“What’s it really like to have, you know, a mental illness, like go from normal to disabled?”
Okay so here’s how it is, having Bipolar Disorder for me is like….
It’s like spoons.
Okay so let’s assume, like me you have Bipolar Disorder, bam! Congratulations! You are now mentally ill! (welcome to the club, take a seat) Here you go, – 20 spoons for you to spend as energy currency today. That’s it.
Now what do you need to do today?

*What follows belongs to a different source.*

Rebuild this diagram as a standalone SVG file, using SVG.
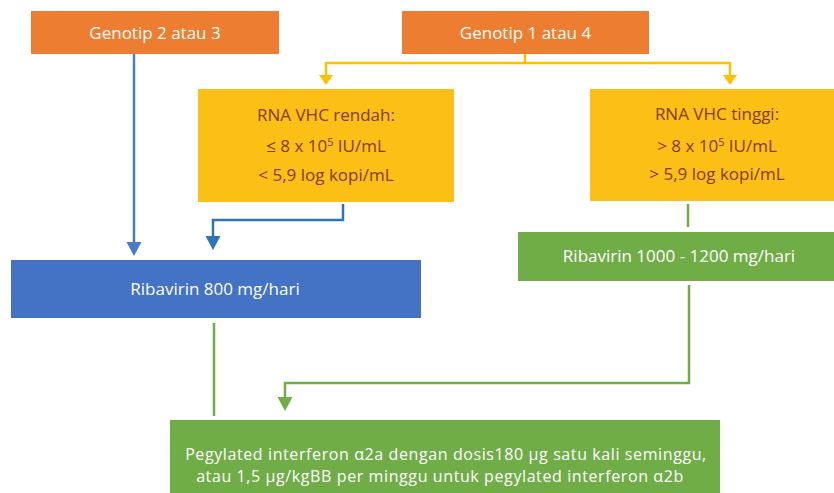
<svg xmlns="http://www.w3.org/2000/svg" width="834" height="493" viewBox="0 0 834 493">
<style>
text{font-family:"Open Sans","Liberation Sans",sans-serif;font-size:17px;text-anchor:middle}
.w{fill:#ffffff}
.b{fill:#843C0C}
.sup{font-size:11px}
.c{fill:none;stroke-width:2.5}
.sm{font-size:16px;letter-spacing:0.6px}
</style>
<rect width="834" height="493" fill="#ffffff"/>
<g id="connectors">
<path class="c" d="M525,54 V63 M326,63 H730 M326,62 V76 M730,62 V76" stroke="#FFC000" stroke-width="2"/>
<path d="M319,75 H333 L326,85 Z M723,75 H737 L730,85 Z" fill="#FFC000"/>
<path class="c" d="M134,54 V243" stroke="#4A7BC4"/>
<path d="M126.5,242 H141.5 L134,256 Z" fill="#4A7BC4"/>
<path class="c" d="M343,204 V220 H213 V237" stroke="#2E75B6"/>
<path d="M205.5,236 H220.5 L213,250 Z" fill="#2E75B6"/>
<path class="c" d="M688,204 V227" stroke="#70AD47"/>
<path class="c" d="M689,285 V383 H285 V398" stroke="#70AD47"/>
<path d="M277.5,397 H292.5 L285,411 Z" fill="#70AD47"/>
<path class="c" d="M214,323 V416" stroke="#70AD47"/>
</g>
<g id="genotip23">
<rect x="31" y="11" width="248" height="43" fill="#ED7D31"/>
<text class="w" x="155" y="39">Genotip 2 atau 3</text>
</g>
<g id="genotip14">
<rect x="402" y="11" width="247" height="43" fill="#ED7D31"/>
<text class="w" x="525.5" y="39">Genotip 1 atau 4</text>
</g>
<g id="rendah">
<rect x="198" y="89" width="256" height="113" fill="#FBBF16"/>
<text class="b" x="326" y="121">RNA VHC rendah:</text>
<text class="b" x="326" y="152">≤ 8 x 10<tspan class="sup" dy="-6">5</tspan><tspan dy="6"> IU/mL</tspan></text>
<text class="b" x="326" y="181">&lt; 5,9 log kopi/mL</text>
</g>
<g id="tinggi">
<rect x="590" y="89" width="256" height="112" fill="#FBBF16"/>
<text class="b" x="717" y="120">RNA VHC tinggi:</text>
<text class="b" x="717" y="152">&gt; 8 x 10<tspan class="sup" dy="-6">5</tspan><tspan dy="6"> IU/mL</tspan></text>
<text class="b" x="717" y="180">&gt; 5,9 log kopi/mL</text>
</g>
<g id="riba800">
<rect x="11" y="260" width="410" height="58" fill="#4472C4"/>
<text class="w" x="215" y="295">Ribavirin 800 mg/hari</text>
</g>
<g id="riba1000">
<rect x="518" y="232" width="322" height="49" fill="#70AD47"/>
<text class="w" x="679" y="262">Ribavirin 1000 - 1200 mg/hari</text>
</g>
<g id="pegylated">
<rect x="170" y="420" width="550" height="73" fill="#70AD47"/>
<text class="w sm" x="446" y="460">Pegylated interferon α2a dengan dosis180 µg satu kali seminggu,</text>
<text class="w sm" x="440" y="482">atau 1,5 µg/kgBB per minggu untuk pegylated interferon α2b</text>
</g>
</svg>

Remember each task will cost you a spoon.
Your first spoon goes to waking up, after you haven’t slept well because you might be having an episode, anxiety, suicidal ideation, or you had one too many.
Your second spoon goes to making breakfast because if you don’t, you can’t take your bipolar medication and if you skip that, you can throw away tomorrow’s 20 spoons as well.
Spoon number 3 goes to showering and shaving your legs and getting dressed because with brain fog, you can’t remember what you have and because the medication deregulates your body temp and helps keep weight on, you need to find what’s comfiest.
Spoons 4-12 is dedicated to our children (in our case) school chat, Autism home therapies and strategies, school assemblies, school pick up and drop off, family quality time, camp prep, kids parties etc.
We are now left with 8 spoons.
With those 8 spoons, remembering you have a mental illness…you need to work out what’s important.
The following items will cost you a spoon:
Going grocery shopping
Cleaning the bathroom
Putting on the washing / dishwasher
Spending a couple hours on the internet
Visiting a friend
Having a long telephone conversation
The following will cost you two spoons
Sanding cupboards for two hours (one spoon per hour – you are home-ing)
Hauling and lifting plaster
Teaching Recovery (going there, class prep, delivery)
Attending exhibitions (public transport, stations, public)
Writing and giving speeches (public, anxiety, socialising)
Moving and shifting furniture / building items
Supporting your spouse who has disabilities (extra load)
Making cakes, treats and special craft items
Special occasions / functions
Your partner also has 20 spoons each day for his Bipolar Type 2 Disorder but loses an additional spoon for each co-disorder he has:
Chronic Fatigue Syndrome
Borderline Personality Disorder
So he starts his day with 15 spoons to spend on the above list (as a family) and his own personal list and might need to borrow some of yours…
You might need to cook a few extra times, pick up more chores, take over for the day, costing already allocated spoons so it needs to be juggled around. What you planned to do, you can’t anymore because that spoon has gone elsewhere.
Now don’t forget your son also has autism with uneven developmental delays so he might need extra spoons from you because of his autistic tantrum/s, confusion, school issues or learning delay/s.
Your daughter also has bouts of anxiety whereby some events or circumstances can cause her to ‘anxiety vomit’ (cyclic vomiting syndrome) and so you need to limit the causes, people, situations and circumstances that contribute to that.
Sometimes you wish you were the only one with limited spoons and your family had an unlimited supply to support and nurture you, but, we are a spooning family!
This is what it is like to be blessed to have a disability. ❤️ You have limitations, you have spoons, you just need to think carefully how they are spent and as a family with multiple disabilities, we need to pool them together and count them carefully.
That’s how we roll, because we have to. 👍 But we do so, in gratitude, love, compassion, understanding and loving kindness towards ourselves and others.